С.И. Мамонтов сказал мне:
– Феденька, вы можете делать в этом театре все, что хотите! Если вам нужны костюмы, скажите, и будут костюмы. Если нужно поставить новую оперу, поставим оперу!
Все это одело душу мою в одежды праздничные, и впервые в жизни я почувствовал себя свободным, сильным, способным победить все препятствия 72 .
Я уже говорил о том, что опера так, как она есть, не удовлетворяла меня.
Я видел, что Даргомыжский в "Русалке", явно придавая некоторым фразам драматизм, как бы стремился соединить оперу и драму в одно целое, и видел, что, наоборот, певцы и режиссеры всегда подчеркивают в опере моменты лирические в ущерб драме и тем обездушивают, обессиливают оперу.
– Что такое опера? – полупрезрительно говорил Дальский. – В опере нельзя играть Шекспира!
Я не верил в это. Почему же нельзя?
В то же время я видел, как резко отличаются оперы Римского-Корсакова от "Риголетто", "Травиаты", "Фра-Дьяволо" и даже "Фауста". Но разобраться в этом, предъявить к самому себе точные требования я не мог и чувствовал себя сидящим где-то между двух стульев.

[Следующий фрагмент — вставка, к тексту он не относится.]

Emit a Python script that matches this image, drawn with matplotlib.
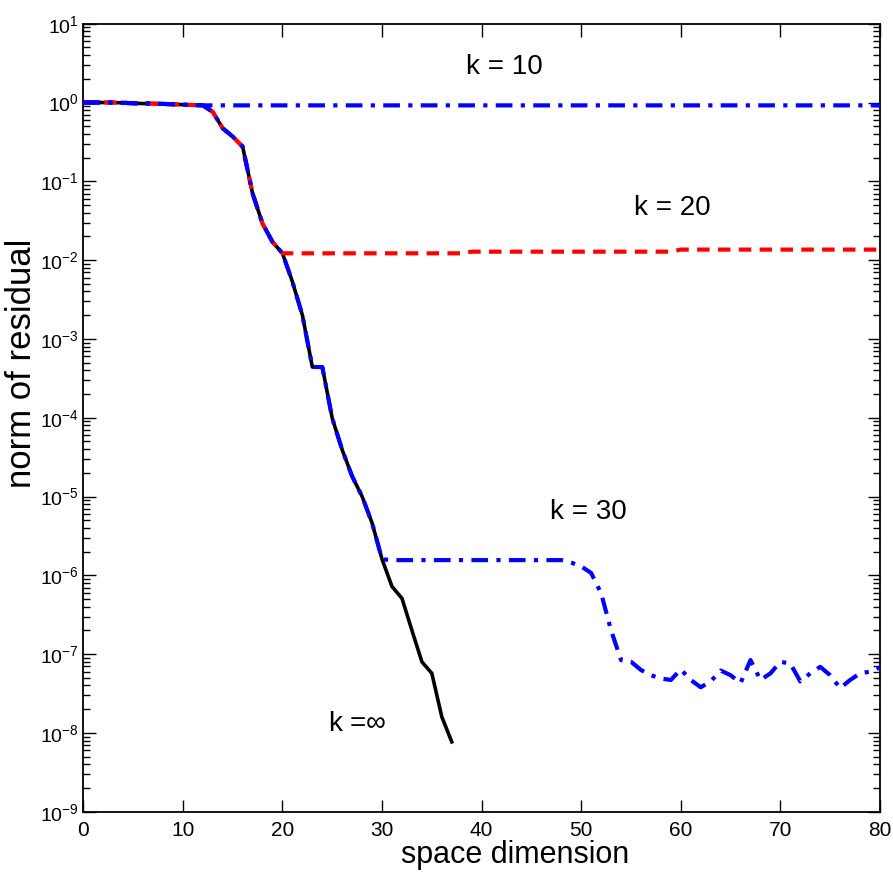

Теперь, когда Мамонтов предоставил мне право работать свободно, я тотчас начал совершенствовать все роли моего репертуара: Сусанина, Мельника, Мефистофеля и т. д. 73 Мне никто не мешал, меня не били по рукам, говоря, что я делаю не те жесты.
Никто не внушал мне, как делали то или это Петров и Мельников. Как будто цепи спали с души моей.
Постепенно расширялся круг моих знакомств с художниками. Однажды ко мне за кулисы пришел В.Д. Поленов и любезно нарисовал мне эскизик для костюма Мефистофеля, исправив в нем некоторые недочеты. В театре и у Мамонтова постоянно бывали Серов, Врубель, В.М. Васнецов, Якунчикова, Архипов. Наиболее нравились мне Врубель, Коровин и Серов.
Сначала эти люди казались мне такими же, как и все другие, но вскоре я заметил, что в каждом из них и во всех вместе есть что-то особенное. Говорили они кратко и какимито особенными словами.
– Нравится мне у тебя, – говорил Серов К. Коровину, – свинец на горизонте и это…
Сжав два пальца, большой и указательный, он проводил ими в воздухе фигурную линию, и я, не видя картины, о которой шла речь, понимал, что речь идет о елях.